The next chart shows available estimates of this metric for full-time workers in the US, by age group.
First, we see that the series trends upwards, meaning the gap has been shrinking in the last couple of decades. Secondly, we see that there are important differences by age.
The second point is crucial to understand the gender pay gap: the gap is a statistic that changes during the life of a worker. In most rich countries, it’s small when formal education ends and employment begins, and it increases with age. As we discuss in our analysis of the determinants, the gender pay gap tends to increase when women marry and when/if they have children.
5) Women in rich countries tend to be overrepresented in the bottom of the income distribution – and underrepresented at the top
Another way to look at cross-country gender inequalities in earnings is to focus on the share of women among low-pay earners. This is shown in the chart below. Here, 'low-pay' refers to workers earning less than two-thirds of the median (i.e. the middle) of the earnings distribution.
A share above 50% implies that women are 'overrepresented', in the sense that among those with low wages, there are more women than men.

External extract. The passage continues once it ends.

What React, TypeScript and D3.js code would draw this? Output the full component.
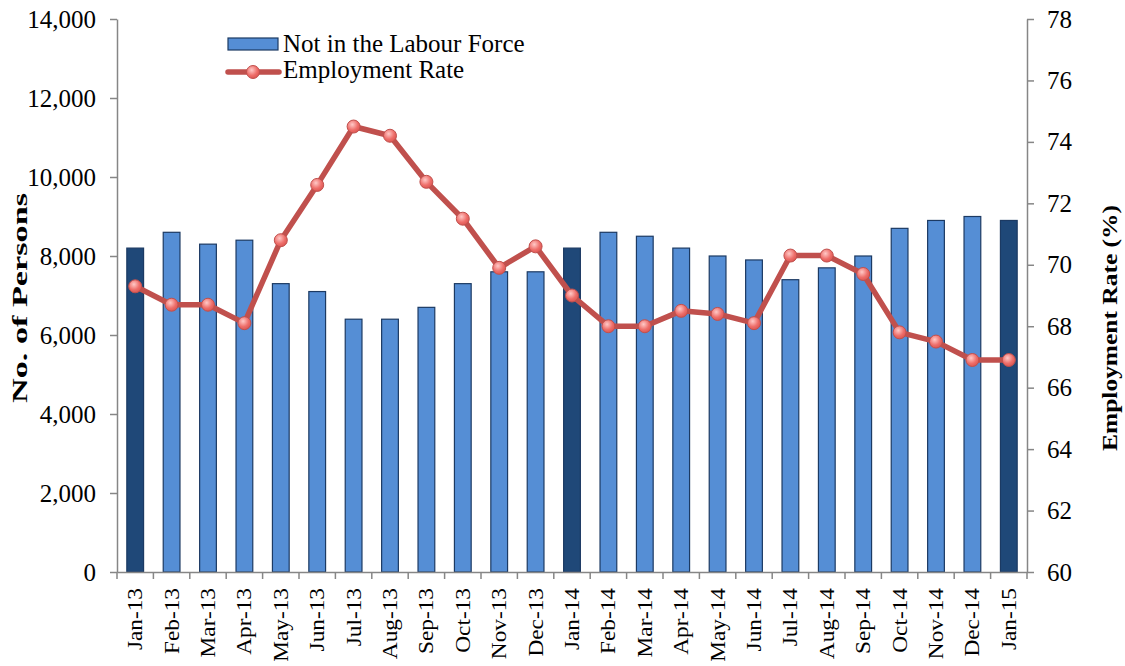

The fact that women in rich countries are overrepresented in the bottom of the income distribution goes together with the fact that working women in these countries are overrepresented in low-paying occupations. This is also crucial to understand the pay gap: occupational choice is a key contributor to the observed inequalities.

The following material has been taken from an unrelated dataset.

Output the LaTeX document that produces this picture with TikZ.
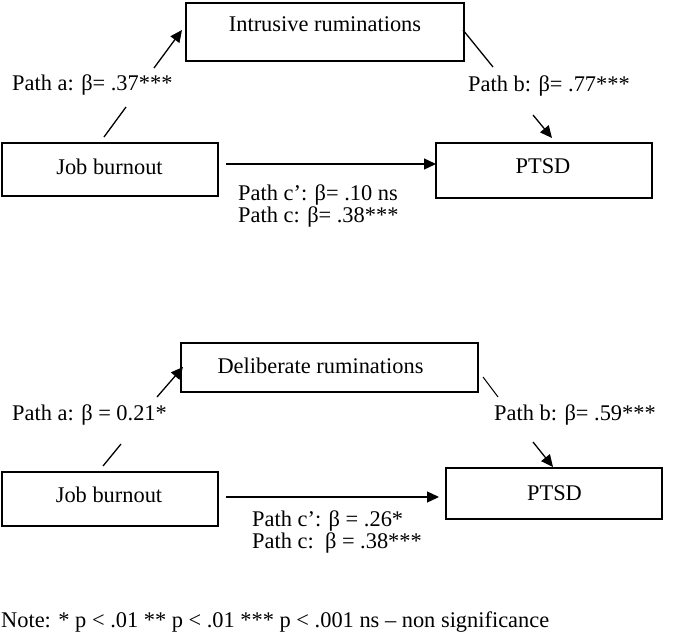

A similar analysis at the opposite tail of the distribution is also insightful. The following chart shows, for the UK, the share of women at different brackets of the income distribution across time.
Here we can see that among those with high incomes, women are a minority in the UK. However, the representation of women at the top of the income distribution has been increasing over time.
Notice also that the rate of increase in the proportion of high-income women in the UK is smaller within the very top income groups. This is usually interpreted as sign of the 'glass ceiling' in female earnings, and is actually a pattern that is observed in other countries too. In the US, for example, the gender pay gap declined much more slowly at the top of the wage distribution than at the middle or bottom.
Percentage of women in top income groups, UK, 1997 to 2001 - Atkinson, Casarico and Voitchovsky (2014)2
6) The gender pay gap is smaller in middle-income countries – which tend to be countries with low labor force participation of women
The following scatter plot shows available ILO estimates on the gender pay gap (vertical axis) vs GDP per capita (on a logarithmic scale along the horizontal axis). As we can see there is a weak positive correlation between GDP per capita and the gender pay gap. However, the chart shows that the relationship is not really linear. Actually, middle-income countries tend to have the smallest pay gap.
The fact that middle-income countries have low gender wage gaps is, to a large extent, the result of selection of women into employment. Olivetti and Petrongolo (2008)3 explain it as follows: “if women who are employed tend to have relatively high‐wage characteristics, low female employment rates may become consistent with low gender wage gaps simply because low‐wage women would not feature in the observed wage distribution.”
Olivetti and Petrongolo (2008) show that this pattern holds in the data: unadjusted gender wage gaps across countries tend to be negatively correlated with gender employment gaps. That is, the gender pay gaps tend to be smaller where relatively fewer women participate in the labor force.
So, rather than reflect greater equality, the lower wage gaps observed in some countries could indicate that only women with certain characteristics – for instance, with no husband or children – are entering the workforce.